Like Crazy features star-crossed lovers separated by immigration, who end up attempting a long-distance relationship. Is it worth the heartache?
Like Crazy is a wonderful, if slightly uneven, valentine to the blissful abandon of young love. Winner of the Grand Jury Prize for Best Dramatic Film at last year’s Sundance Film Festival, Drake Doremus directs a stellar cast with notably strong performances by Felicity Jones (The Tempest) and Anton Yelchin (Star Trek). For a film that begins with a meet-cute, it develops into a document of how blissful and devastating one’s first love can be.
The film’s romance begin rather innocently: Anna (Jones), a British exchange student, meets Jacob (Yelchin), a design student from the same university. After a significant amount of sweet nothings, the couple must face the deadline of Anna’s student visa – and in a gesture of impulse, Anna decides to stay.
Romantic? Yes. Stupid? Very.
A few months later, she flies back to London for a cousin’s wedding, only to return to the United States and face deportation. The rest of the film finds the estranged couple working hard on a long distance relationship – eventually revealing a couple who no longer really desire one another, but rather desire the thrilling attempt to live up to romantic ideals.
Undoubtedly, the best thing about Like Crazy is its nuanced portrayals of Anna and Jacob. Both Jones and Yelchin carry their roles tremendously well, notably in the film’s first act where we find the couple in blissful abandon. Indeed, there’s genuine chemistry between the two, creating a feeling of vicarious experience of young love. As the film develops further however, Jones ups the ante; showing herself as an actress of full potential, able to display convincing emotional range – from implosive yearning to emotional absence – with one look.
The supporting cast is never perfunctory, either: Jennifer Lawrence (X:Men: First Class) as Sam, Jacob’s part-time girlfriend, is memorable and tragic in a fleeting role; and Anna’s whisky-loving parents are effective as subtle romantic models.
An easy film to compare Like Crazy to is 2010’s Blue Valentine, another cinematic couple whose rosy beginnings eventually lead to chaos. Certainly, the drama in Like Crazy draws from a more recognizable experience than Blue Valentine. As critics of Like Crazy have pointed out, however, this allows the film to be read two ways: either as a film with over-privileged whiny teenagers or as a couple tragically attempting to live up to their romantic delusions. Of course, this all depends on the audiences’ willingness to buy into the film’s conceit yet because of the acting, most viewers will sway towards the latter reading.
That said; the film is not greater than the sum of its parts. With several years condensed into less than two hours, the film’s jump cuts attempt to create a degree of emotional momentum, but are a tad unconvincing. The film looses steam during the final act, as the couple’s indecisiveness begins to replicate itself. In defense however, since Like Crazy features Anna and Jacob as characters that prefer to relish specific moments of a relationship rather than its entirety, these tidbits are nonetheless effective and evocative by themselves.

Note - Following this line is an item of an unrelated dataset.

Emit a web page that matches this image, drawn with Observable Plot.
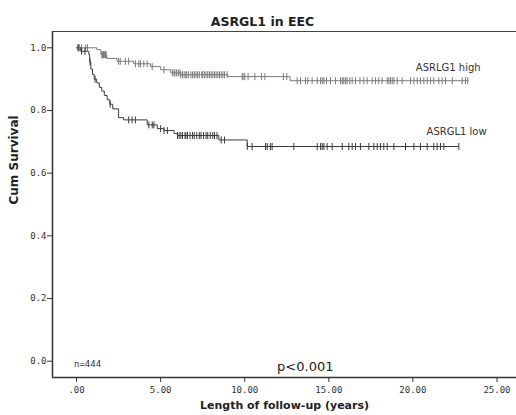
<!DOCTYPE html>
<html>
<head>
<meta charset="utf-8">
<script src="https://cdn.jsdelivr.net/npm/d3@7"></script>
<script src="https://cdn.jsdelivr.net/npm/@observablehq/plot@0.6"></script>
<style>
  html, body { margin: 0; padding: 0; background: #fff; }
  #chart svg { display: block; }
</style>
</head>
<body>
<div id="chart"></div>
<script>
// ---- data ----
const title = "ASRGL1 in EEC";
const xLabel = "Length of follow-up (years)";
const yLabel = "Cum Survival";
const xTicks = [0, 5, 10, 15, 20, 25];
const yTicks = [0, 0.2, 0.4, 0.6, 0.8, 1.0];

const highName = "ASRLG1 high";
const highTimes = [0, 1.2, 1.45, 1.8, 2.4, 3.4, 4.4, 5.0, 5.6, 6.2, 9.0, 12.7, 23.3];
const highSurv  = [1.0, 0.994, 0.978, 0.966, 0.957, 0.949, 0.940, 0.930, 0.920, 0.914, 0.908, 0.895, 0.895];
const highCensor = [0.08, 0.18, 0.3, 0.54, 0.65, 1.5, 1.55, 1.6, 1.65, 1.72, 1.76,
  2.5, 2.6, 2.9, 3.1, 3.5, 3.7, 3.8, 4.0, 4.2, 4.5, 5.2,
  5.7, 5.8, 5.85, 5.95, 6.05, 6.15, 6.2, 6.3, 6.4, 6.5, 6.55, 6.65, 6.8, 6.9, 7.0, 7.1, 7.2,
  7.3, 7.45, 7.5, 7.6, 7.7, 7.8, 7.9, 8.0, 8.1, 8.2, 8.3, 8.4, 8.5, 8.6, 8.7, 8.8, 8.95,
  9.85, 9.9, 10.0, 10.2, 10.6, 11.0, 11.2, 12.3, 12.5,
  13.12, 13.32, 13.61, 13.75, 14.01, 14.31, 14.51, 14.61, 14.71, 14.86, 15.10, 15.40,
  15.70, 15.80, 15.89, 15.99, 16.09, 16.25, 16.39, 16.59, 16.85, 17.08, 17.28, 17.58,
  17.78, 17.97, 18.17, 18.47, 18.57, 18.67, 18.77, 18.87, 19.07, 19.36, 19.86, 20.06,
  20.26, 20.45, 20.65, 20.85, 21.05, 21.24, 21.54, 21.74, 21.94, 22.34, 22.93, 23.13, 23.26];

const lowName = "ASRGL1 low";
const lowTimes = [0, 0.25, 0.73, 0.78, 0.85, 0.95, 1.05, 1.2, 1.35, 1.5, 1.65, 1.82, 1.98, 2.15, 2.5, 2.8, 4.2, 4.8, 5.2, 5.8, 6.0, 8.46, 10.15, 22.73];
const lowSurv  = [1.0, 0.989, 0.978, 0.955, 0.932, 0.915, 0.900, 0.888, 0.874, 0.862, 0.848, 0.834, 0.820, 0.805, 0.777, 0.770, 0.754, 0.742, 0.736, 0.726, 0.720, 0.706, 0.685, 0.685];
const lowCensor = [0.1, 0.3, 0.5, 0.8, 1.1, 2.0, 3.1, 3.3, 3.5, 4.3, 4.5, 4.6, 5.0, 5.2, 5.4,
  6.0, 6.1, 6.2, 6.3, 6.45, 6.5, 6.6, 6.75, 6.9, 7.0, 7.15, 7.3, 7.4, 7.55, 7.7, 7.8, 7.95, 8.1, 8.2, 8.35,
  8.6, 8.8, 10.15,
  10.44, 11.24, 11.34, 11.53, 11.63, 12.92, 14.31, 14.51, 14.61, 14.71, 14.90, 15.20,
  15.80, 16.19, 16.39, 16.59, 16.88, 17.38, 17.68, 17.88, 18.07, 18.27, 18.47, 18.87,
  19.56, 20.06, 20.45, 20.85, 21.24, 21.44, 21.64, 21.84, 22.73];

const nText = "n=444";
const pText = "p<0.001";

// ---- build tables ----
function steps(times, surv, name) {
  return times.map((t, i) => ({t, s: surv[i], g: name}));
}
function survAt(times, surv, t) {
  let v = surv[0];
  for (let i = 0; i < times.length; i++) if (times[i] <= t) v = surv[i];
  return v;
}
const highSteps = steps(highTimes, highSurv, highName);
const lowSteps = steps(lowTimes, lowSurv, lowName);
const highC = highCensor.map(t => ({t, s: survAt(highTimes, highSurv, t)}));
const lowC = lowCensor.map(t => ({t, s: survAt(lowTimes, lowSurv, t)}));

const vbar = {
  draw(context, size) {
    const r = Math.sqrt(size / Math.PI);
    context.moveTo(0, -r); context.lineTo(0, r);
  }
};

const highColor = "#7a7a7a";
const lowColor = "#3a3a3a";
const mono = "'DejaVu Sans Mono', monospace";
const sans = "'DejaVu Sans', sans-serif";

const chart = Plot.plot({
  width: 516,
  height: 415,
  marginLeft: 52,
  marginRight: 0,
  marginTop: 31,
  marginBottom: 38,
  style: {fontFamily: mono, fontSize: "9px", color: "#333", background: "#fff"},
  x: {domain: [-1.43, 26.16]},
  y: {domain: [-0.052, 1.052]},
  marks: [
    Plot.ruleY([1.052], {stroke: "#444", strokeWidth: 1.2}),
    Plot.ruleX([-1.43], {stroke: "#333", strokeWidth: 1.5}),
    Plot.ruleY([-0.052], {stroke: "#333", strokeWidth: 1.5}),
    Plot.axisX({ticks: xTicks, tickFormat: d => d === 0 ? ".00" : d.toFixed(2), tickSize: 5, tickPadding: 4, label: null, fontFamily: mono, fontSize: 9, stroke: "#333"}),
    Plot.axisY({ticks: yTicks, tickFormat: d => d.toFixed(1), tickSize: 5, tickPadding: 1, label: null, fontFamily: mono, fontSize: 9, stroke: "#333"}),
    Plot.line(highSteps, {x: "t", y: "s", curve: "step-after", stroke: highColor, strokeWidth: 1}),
    Plot.line(lowSteps, {x: "t", y: "s", curve: "step-after", stroke: lowColor, strokeWidth: 1}),
    Plot.dot(highC, {x: "t", y: "s", symbol: vbar, r: 3.5, stroke: highColor, strokeWidth: 1, fill: "none"}),
    Plot.dot(lowC, {x: "t", y: "s", symbol: vbar, r: 3.5, stroke: lowColor, strokeWidth: 1, fill: "none"}),
    Plot.text([highName], {x: 22.1, y: 0.937, text: d => d, fontFamily: sans, fontSize: 10, fill: "#333"}),
    Plot.text([lowName], {x: 22.6, y: 0.731, text: d => d, fontFamily: sans, fontSize: 10, fill: "#333"}),
    Plot.text([nText], {x: -0.15, y: -0.008, text: d => d, textAnchor: "start", fontFamily: mono, fontSize: 9, fill: "#333"}),
    Plot.text([pText], {x: 13.6, y: -0.018, text: d => d, fontFamily: sans, fontSize: 13, fill: "#222"}),
    Plot.text([title], {frameAnchor: "top-left", dx: 210, dy: -14, text: d => d, textAnchor: "middle", fontFamily: sans, fontWeight: "bold", fontSize: 12.5, fill: "#222"}),
    Plot.text([xLabel], {frameAnchor: "bottom", dy: 31, text: d => d, fontFamily: sans, fontWeight: "bold", fontSize: 11, fill: "#222"}),
    Plot.text([yLabel], {frameAnchor: "left", dx: -38, rotate: -90, text: d => d, fontFamily: sans, fontWeight: "bold", fontSize: 12, fill: "#222"})
  ]
});
document.getElementById("chart").appendChild(chart);
</script>
</body>
</html>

Like Crazy is an ambitious little gem. Boasting memorable performances, the film displays first love in all its naive and blissful glory, indifferent of repercussions in favor of romantic abandon. Not only that, it contemplates first love’s lasting effects, with a desire and intensity that could never be matched, as it’s forever etched in fantasy. Indeed, Anna and Jacob are romantic – the same reason why these two will never be together.